● **What is needed**: Set the listing down again exactly, please, apart from its pictures.

● **Information shown**:
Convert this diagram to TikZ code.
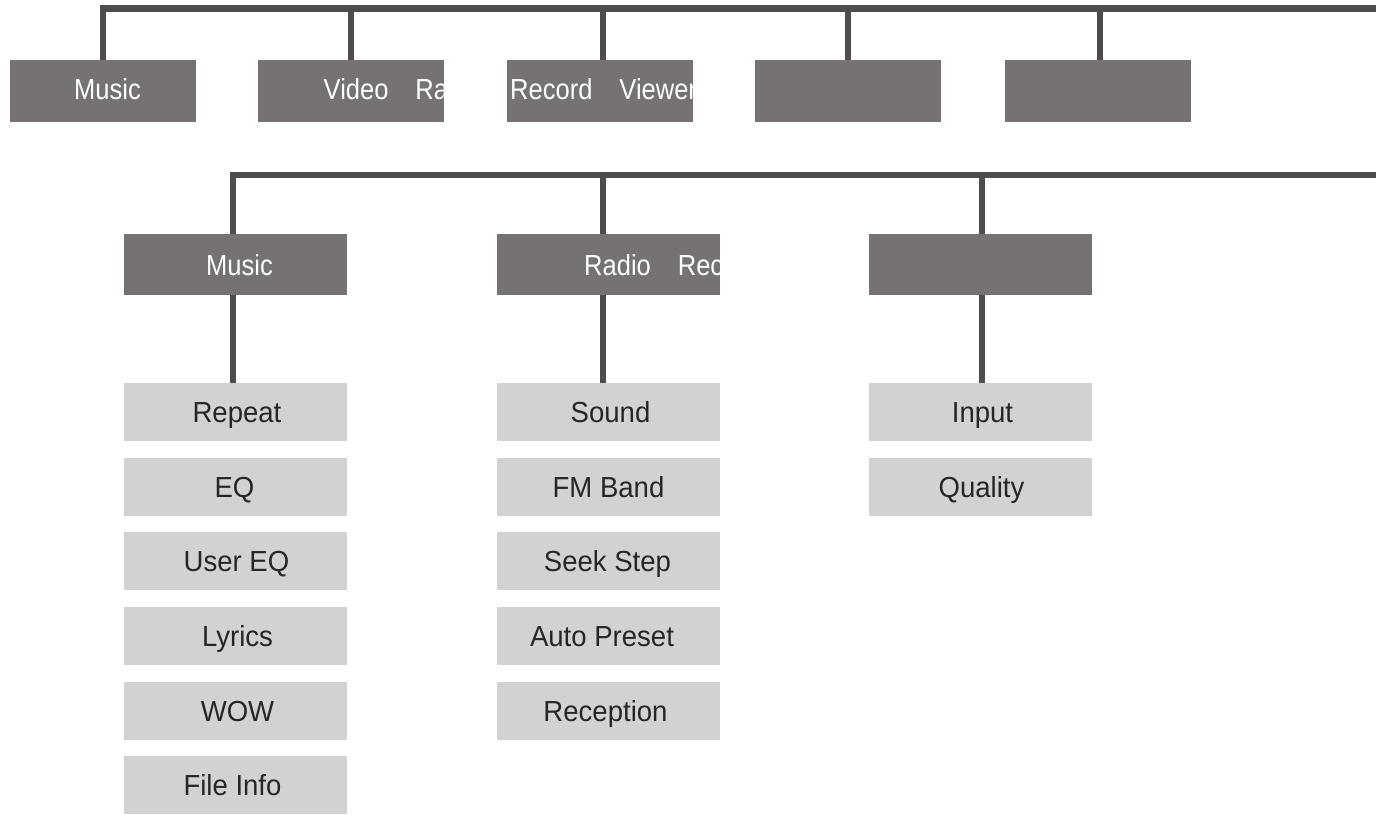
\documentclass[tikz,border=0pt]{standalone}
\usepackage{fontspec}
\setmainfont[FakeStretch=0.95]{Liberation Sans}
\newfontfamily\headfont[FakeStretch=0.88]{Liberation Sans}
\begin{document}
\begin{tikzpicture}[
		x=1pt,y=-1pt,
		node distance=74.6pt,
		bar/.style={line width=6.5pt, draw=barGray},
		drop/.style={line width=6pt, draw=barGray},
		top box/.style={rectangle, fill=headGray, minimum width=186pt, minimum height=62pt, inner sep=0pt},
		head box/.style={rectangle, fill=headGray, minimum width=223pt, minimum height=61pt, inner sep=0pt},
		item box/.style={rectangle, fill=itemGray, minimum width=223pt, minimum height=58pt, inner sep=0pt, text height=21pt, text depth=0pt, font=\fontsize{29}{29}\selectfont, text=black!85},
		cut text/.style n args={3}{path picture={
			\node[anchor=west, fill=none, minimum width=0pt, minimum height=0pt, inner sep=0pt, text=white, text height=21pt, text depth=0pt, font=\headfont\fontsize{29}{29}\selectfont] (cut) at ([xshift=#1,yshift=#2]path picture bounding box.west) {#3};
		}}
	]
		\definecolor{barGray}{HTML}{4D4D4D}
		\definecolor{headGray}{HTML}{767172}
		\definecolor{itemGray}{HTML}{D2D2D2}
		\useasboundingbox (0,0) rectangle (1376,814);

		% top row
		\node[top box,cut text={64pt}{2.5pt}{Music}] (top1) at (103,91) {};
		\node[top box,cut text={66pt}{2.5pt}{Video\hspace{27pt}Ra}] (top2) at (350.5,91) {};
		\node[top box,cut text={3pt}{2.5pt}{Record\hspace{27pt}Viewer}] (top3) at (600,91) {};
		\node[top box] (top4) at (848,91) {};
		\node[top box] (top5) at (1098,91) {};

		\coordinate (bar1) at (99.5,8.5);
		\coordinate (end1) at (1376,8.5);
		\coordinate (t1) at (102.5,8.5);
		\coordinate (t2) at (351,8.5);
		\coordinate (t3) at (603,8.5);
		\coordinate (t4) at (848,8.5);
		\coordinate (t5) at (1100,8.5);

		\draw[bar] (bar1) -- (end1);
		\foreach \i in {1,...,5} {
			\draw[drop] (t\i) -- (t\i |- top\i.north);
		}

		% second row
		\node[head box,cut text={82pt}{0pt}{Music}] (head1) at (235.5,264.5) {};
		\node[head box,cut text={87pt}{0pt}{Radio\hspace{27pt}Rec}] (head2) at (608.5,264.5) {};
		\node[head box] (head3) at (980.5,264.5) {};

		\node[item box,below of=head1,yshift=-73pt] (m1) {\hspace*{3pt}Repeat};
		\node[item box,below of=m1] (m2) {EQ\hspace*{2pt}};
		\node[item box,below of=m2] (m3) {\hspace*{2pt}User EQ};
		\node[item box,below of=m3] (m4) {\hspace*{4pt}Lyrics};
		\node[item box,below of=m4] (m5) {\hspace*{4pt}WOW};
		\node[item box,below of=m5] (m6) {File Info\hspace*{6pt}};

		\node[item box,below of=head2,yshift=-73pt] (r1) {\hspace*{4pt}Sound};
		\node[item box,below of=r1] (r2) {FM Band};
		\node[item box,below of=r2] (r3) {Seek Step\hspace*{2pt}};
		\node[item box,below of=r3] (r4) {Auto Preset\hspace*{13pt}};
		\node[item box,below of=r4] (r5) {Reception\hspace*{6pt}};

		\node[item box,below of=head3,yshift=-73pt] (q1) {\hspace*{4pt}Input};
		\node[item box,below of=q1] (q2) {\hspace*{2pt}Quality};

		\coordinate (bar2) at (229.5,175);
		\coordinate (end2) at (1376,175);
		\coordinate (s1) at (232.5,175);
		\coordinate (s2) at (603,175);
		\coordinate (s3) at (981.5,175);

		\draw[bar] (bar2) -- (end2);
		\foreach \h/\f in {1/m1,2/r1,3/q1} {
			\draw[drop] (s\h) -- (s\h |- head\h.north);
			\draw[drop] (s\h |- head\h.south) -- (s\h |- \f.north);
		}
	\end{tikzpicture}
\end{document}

● **Finished answer**:
Convert this diagram to TikZ code.
\documentclass[tikz,border=0pt]{standalone}
\usepackage{fontspec}
\setmainfont[FakeStretch=0.95]{Liberation Sans}
\newfontfamily\headfont[FakeStretch=0.88]{Liberation Sans}
\begin{document}
\begin{tikzpicture}[
		x=1pt,y=-1pt,
		node distance=74.6pt,
		bar/.style={line width=6.5pt, draw=barGray},
		drop/.style={line width=6pt, draw=barGray},
		top box/.style={rectangle, fill=headGray, minimum width=186pt, minimum height=62pt, inner sep=0pt},
		head box/.style={rectangle, fill=headGray, minimum width=223pt, minimum height=61pt, inner sep=0pt},
		item box/.style={rectangle, fill=itemGray, minimum width=223pt, minimum height=58pt, inner sep=0pt, text height=21pt, text depth=0pt, font=\fontsize{29}{29}\selectfont, text=black!85},
		cut text/.style n args={3}{path picture={
			\node[anchor=west, fill=none, minimum width=0pt, minimum height=0pt, inner sep=0pt, text=white, text height=21pt, text depth=0pt, font=\headfont\fontsize{29}{29}\selectfont] (cut) at ([xshift=#1,yshift=#2]path picture bounding box.west) {#3};
		}}
	]
		\definecolor{barGray}{HTML}{4D4D4D}
		\definecolor{headGray}{HTML}{767172}
		\definecolor{itemGray}{HTML}{D2D2D2}
		\useasboundingbox (0,0) rectangle (1376,814);

		% top row
		\node[top box,cut text={64pt}{2.5pt}{Music}] (top1) at (103,91) {};
		\node[top box,cut text={66pt}{2.5pt}{Video\hspace{27pt}Ra}] (top2) at (350.5,91) {};
		\node[top box,cut text={3pt}{2.5pt}{Record\hspace{27pt}Viewer}] (top3) at (600,91) {};
		\node[top box] (top4) at (848,91) {};
		\node[top box] (top5) at (1098,91) {};

		\coordinate (bar1) at (99.5,8.5);
		\coordinate (end1) at (1376,8.5);
		\coordinate (t1) at (102.5,8.5);
		\coordinate (t2) at (351,8.5);
		\coordinate (t3) at (603,8.5);
		\coordinate (t4) at (848,8.5);
		\coordinate (t5) at (1100,8.5);

		\draw[bar] (bar1) -- (end1);
		\foreach \i in {1,...,5} {
			\draw[drop] (t\i) -- (t\i |- top\i.north);
		}

		% second row
		\node[head box,cut text={82pt}{0pt}{Music}] (head1) at (235.5,264.5) {};
		\node[head box,cut text={87pt}{0pt}{Radio\hspace{27pt}Rec}] (head2) at (608.5,264.5) {};
		\node[head box] (head3) at (980.5,264.5) {};

		\node[item box,below of=head1,yshift=-73pt] (m1) {\hspace*{3pt}Repeat};
		\node[item box,below of=m1] (m2) {EQ\hspace*{2pt}};
		\node[item box,below of=m2] (m3) {\hspace*{2pt}User EQ};
		\node[item box,below of=m3] (m4) {\hspace*{4pt}Lyrics};
		\node[item box,below of=m4] (m5) {\hspace*{4pt}WOW};
		\node[item box,below of=m5] (m6) {File Info\hspace*{6pt}};

		\node[item box,below of=head2,yshift=-73pt] (r1) {\hspace*{4pt}Sound};
		\node[item box,below of=r1] (r2) {FM Band};
		\node[item box,below of=r2] (r3) {Seek Step\hspace*{2pt}};
		\node[item box,below of=r3] (r4) {Auto Preset\hspace*{13pt}};
		\node[item box,below of=r4] (r5) {Reception\hspace*{6pt}};

		\node[item box,below of=head3,yshift=-73pt] (q1) {\hspace*{4pt}Input};
		\node[item box,below of=q1] (q2) {\hspace*{2pt}Quality};

		\coordinate (bar2) at (229.5,175);
		\coordinate (end2) at (1376,175);
		\coordinate (s1) at (232.5,175);
		\coordinate (s2) at (603,175);
		\coordinate (s3) at (981.5,175);

		\draw[bar] (bar2) -- (end2);
		\foreach \h/\f in {1/m1,2/r1,3/q1} {
			\draw[drop] (s\h) -- (s\h |- head\h.north);
			\draw[drop] (s\h |- head\h.south) -- (s\h |- \f.north);
		}
	\end{tikzpicture}
\end{document}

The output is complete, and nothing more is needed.